## Objective:
Extract word for word the lines of the listing from its start to the line holding "yticks = [0, 20, 40, 60, 80, 100]", both ends kept; pictures are not part of the copy.

## Data extract:
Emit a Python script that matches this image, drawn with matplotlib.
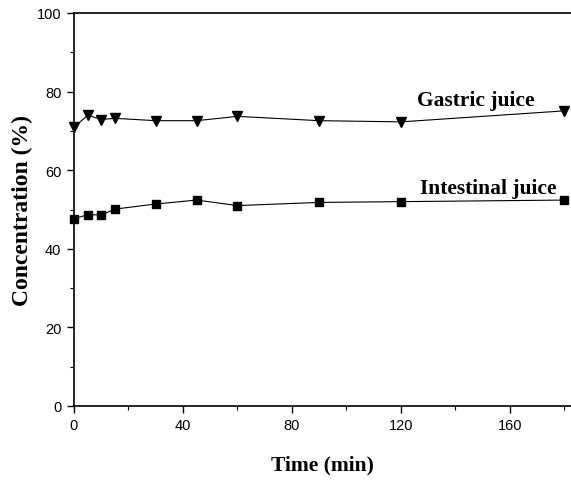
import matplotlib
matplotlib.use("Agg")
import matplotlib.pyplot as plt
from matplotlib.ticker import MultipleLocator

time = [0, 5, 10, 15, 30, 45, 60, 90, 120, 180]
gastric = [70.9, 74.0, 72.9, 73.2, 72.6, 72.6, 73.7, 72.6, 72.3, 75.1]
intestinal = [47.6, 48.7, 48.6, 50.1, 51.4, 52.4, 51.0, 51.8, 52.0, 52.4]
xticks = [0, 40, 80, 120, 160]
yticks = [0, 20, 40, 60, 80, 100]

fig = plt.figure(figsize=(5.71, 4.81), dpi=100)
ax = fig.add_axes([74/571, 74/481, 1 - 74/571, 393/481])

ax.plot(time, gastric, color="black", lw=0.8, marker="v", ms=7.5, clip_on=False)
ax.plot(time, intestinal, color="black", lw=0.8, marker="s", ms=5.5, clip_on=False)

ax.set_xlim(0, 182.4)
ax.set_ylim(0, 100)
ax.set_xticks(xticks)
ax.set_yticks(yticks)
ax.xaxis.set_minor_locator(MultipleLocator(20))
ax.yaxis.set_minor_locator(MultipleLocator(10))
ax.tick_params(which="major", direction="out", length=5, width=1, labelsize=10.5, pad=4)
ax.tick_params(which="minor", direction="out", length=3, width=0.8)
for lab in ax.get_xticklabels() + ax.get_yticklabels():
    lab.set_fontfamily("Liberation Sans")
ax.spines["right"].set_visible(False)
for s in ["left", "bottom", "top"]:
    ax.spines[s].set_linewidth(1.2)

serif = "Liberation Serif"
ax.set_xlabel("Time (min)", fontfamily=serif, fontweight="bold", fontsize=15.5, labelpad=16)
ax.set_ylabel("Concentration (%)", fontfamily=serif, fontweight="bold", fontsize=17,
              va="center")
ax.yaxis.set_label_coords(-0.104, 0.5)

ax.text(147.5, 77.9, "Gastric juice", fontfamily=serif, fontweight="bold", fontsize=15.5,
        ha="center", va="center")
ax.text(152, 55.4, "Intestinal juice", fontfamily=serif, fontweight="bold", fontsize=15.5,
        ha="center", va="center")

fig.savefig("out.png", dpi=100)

## Task response:
Emit a Python script that matches this image, drawn with matplotlib.
import matplotlib
matplotlib.use("Agg")
import matplotlib.pyplot as plt
from matplotlib.ticker import MultipleLocator

time = [0, 5, 10, 15, 30, 45, 60, 90, 120, 180]
gastric = [70.9, 74.0, 72.9, 73.2, 72.6, 72.6, 73.7, 72.6, 72.3, 75.1]
intestinal = [47.6, 48.7, 48.6, 50.1, 51.4, 52.4, 51.0, 51.8, 52.0, 52.4]
xticks = [0, 40, 80, 120, 160]
yticks = [0, 20, 40, 60, 80, 100]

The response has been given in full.